My first BB was launched in 1968 when Florence sent the Met dozens of beautiful medieval and Renaissance frescoes that had been removed from the walls after the disastrous flood of 1966. For this exhibit, we got our first corporate sponsor, Olivetti, which agreed to pay the cost of the entire show. We also took out ads in local newspapers for the first time in history -- "You'll never see the likes of them again," said one.

There was a near-riot in attendance the day after someone at a TV network hit the wrong feed button during the Super Bowl and our public service ad mistakenly aired.
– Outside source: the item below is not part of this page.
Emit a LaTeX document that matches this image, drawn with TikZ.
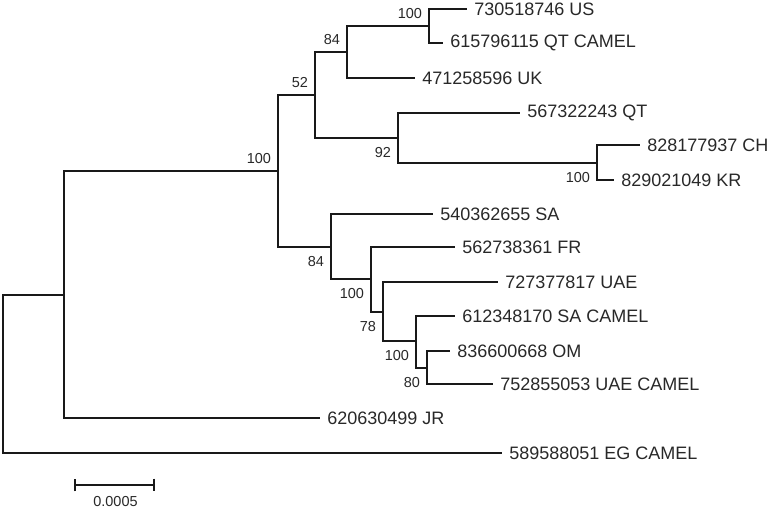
\documentclass[tikz,border=0pt]{standalone}
\usepackage{fontspec}
\setmainfont{Liberation Sans}
\usepackage{tikz}
\usetikzlibrary{arrows.meta}
\definecolor{ink}{RGB}{25,25,25}
\definecolor{txt}{RGB}{40,40,40}
\pgfdeclarelayer{edgelayer}
\pgfdeclarelayer{nodelayer}
\pgfsetlayers{edgelayer,nodelayer,main}
\tikzstyle{none}=[inner sep=0pt]
\tikzstyle{fork}=[inner sep=0pt, minimum size=0pt]
\tikzstyle{taxon}=[anchor=west, inner xsep=0.175cm, inner ysep=0pt, text=txt, font=\fontsize{12.8}{14}\selectfont]
\tikzstyle{bsup}=[anchor=south east, inner xsep=0.17cm, inner ysep=0.17cm, text=txt, font=\fontsize{10.3}{12}\selectfont]
\tikzstyle{bsdown}=[anchor=north east, inner xsep=0.17cm, inner ysep=0.22cm, text=txt, font=\fontsize{10.3}{12}\selectfont]
\tikzstyle{branch}=[-, draw=ink, line width=0.05cm]
\tikzstyle{scalebar}=[{Bar[width=0.32cm]}-{Bar[width=0.32cm]}, draw=ink, line width=0.05cm]

\begin{document}
\begin{tikzpicture}
	\useasboundingbox (0, 0) rectangle (19.2, -12.725);
	\begin{pgfonlayer}{nodelayer}
		% forks
		\node [style=fork] (0) at (0.075, -9.35) {};
		\node [style=fork] (1) at (1.6, -7.375) {};
		\node [style=fork] (2) at (6.95, -4.275) {};
		\node [style=fork] (3) at (7.875, -2.375) {};
		\node [style=fork] (4) at (8.675, -1.3) {};
		\node [style=fork] (5) at (10.725, -0.65) {};
		\node [style=fork] (6) at (9.95, -3.45) {};
		\node [style=fork] (7) at (14.925, -4.075) {};
		\node [style=fork] (8) at (8.275, -6.175) {};
		\node [style=fork] (9) at (9.275, -6.975) {};
		\node [style=fork] (10) at (9.575, -7.8) {};
		\node [style=fork] (11) at (10.4, -8.525) {};
		\node [style=fork] (12) at (10.675, -9.2) {};
		% leaves
		\node [style=taxon] (13) at (11.675, -0.225) {730518746 US};
		\node [style=taxon] (14) at (11.075, -1.075) {615796115 QT CAMEL};
		\node [style=taxon] (15) at (10.375, -1.95) {471258596 UK};
		\node [style=taxon] (16) at (13.0, -2.825) {567322243 QT};
		\node [style=taxon] (17) at (16.0, -3.625) {828177937 CH};
		\node [style=taxon] (18) at (15.35, -4.5) {829021049 KR};
		\node [style=taxon] (19) at (10.825, -5.35) {540362655 SA};
		\node [style=taxon] (20) at (11.375, -6.175) {562738361 FR};
		\node [style=taxon] (21) at (12.45, -7.05) {727377817 UAE};
		\node [style=taxon] (22) at (11.375, -7.9) {612348170 SA CAMEL};
		\node [style=taxon] (23) at (11.25, -8.775) {836600668 OM};
		\node [style=taxon] (24) at (12.325, -9.6) {752855053 UAE CAMEL};
		\node [style=taxon] (25) at (8.0, -10.45) {620630499 JR};
		\node [style=taxon] (26) at (12.55, -11.325) {589588051 EG CAMEL};
		% bootstrap values
		\node [style=bsup] (27) at (5) {100};
		\node [style=bsup] (28) at (4) {84};
		\node [style=bsup] (29) at (3) {52};
		\node [style=bsup] (30) at (2) {100};
		\node [style=bsdown] (31) at (6) {92};
		\node [style=bsdown] (32) at (7) {100};
		\node [style=bsdown] (33) at (8) {84};
		\node [style=bsdown] (34) at (9) {100};
		\node [style=bsdown] (35) at (10) {78};
		\node [style=bsdown] (36) at (11) {100};
		\node [style=bsdown] (37) at (12) {80};
		% scale
		\node [style=none] (40) at (1.825, -12.125) {};
		\node [style=none] (41) at (3.9, -12.125) {};
		\node [style=none, anchor=north, text=txt, font=\fontsize{10.3}{12}\selectfont] (42) at (2.8875, -12.4) {0.0005};
	\end{pgfonlayer}
	\begin{pgfonlayer}{edgelayer}
		\draw [style=branch] (0) |- (1);
		\draw [style=branch] (0) |- (26);
		\draw [style=branch] (1) |- (2);
		\draw [style=branch] (1) |- (25);
		\draw [style=branch] (2) |- (3);
		\draw [style=branch] (2) |- (8);
		\draw [style=branch] (3) |- (4);
		\draw [style=branch] (3) |- (6);
		\draw [style=branch] (4) |- (5);
		\draw [style=branch] (4) |- (15);
		\draw [style=branch] (5) |- (13);
		\draw [style=branch] (5) |- (14);
		\draw [style=branch] (6) |- (16);
		\draw [style=branch] (6) |- (7);
		\draw [style=branch] (7) |- (17);
		\draw [style=branch] (7) |- (18);
		\draw [style=branch] (8) |- (19);
		\draw [style=branch] (8) |- (9);
		\draw [style=branch] (9) |- (20);
		\draw [style=branch] (9) |- (10);
		\draw [style=branch] (10) |- (21);
		\draw [style=branch] (10) |- (11);
		\draw [style=branch] (11) |- (22);
		\draw [style=branch] (11) |- (12);
		\draw [style=branch] (12) |- (23);
		\draw [style=branch] (12) |- (24);
		\draw [style=scalebar] (40) to (41);
	\end{pgfonlayer}
\end{tikzpicture}
\end{document}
That drew an extra 20,000 people to the show, we estimated, bringing total attendance to 100,000.

It was only then that I fully realized that one of the prime missions of any great American art museum was to bring grand and unique works to our country -- works that would be difficult or impossible for people to see even if they traveled abroad -- and to make sure they were seen by the largest number of people possible. And to do that right, I realized, it was vital that we market those shows in the most vigorous and professional way.

We enhanced the idea of the blockbuster in the giant exhibitions during the Metropolitan's centennial in 1970 by arranging scholarly seminars for experts who came to the exhibit. The seminars were later published and the visiting experts told us that scholarship was incomparably boosted by blockbusters as a result. Seminars are standard ops today.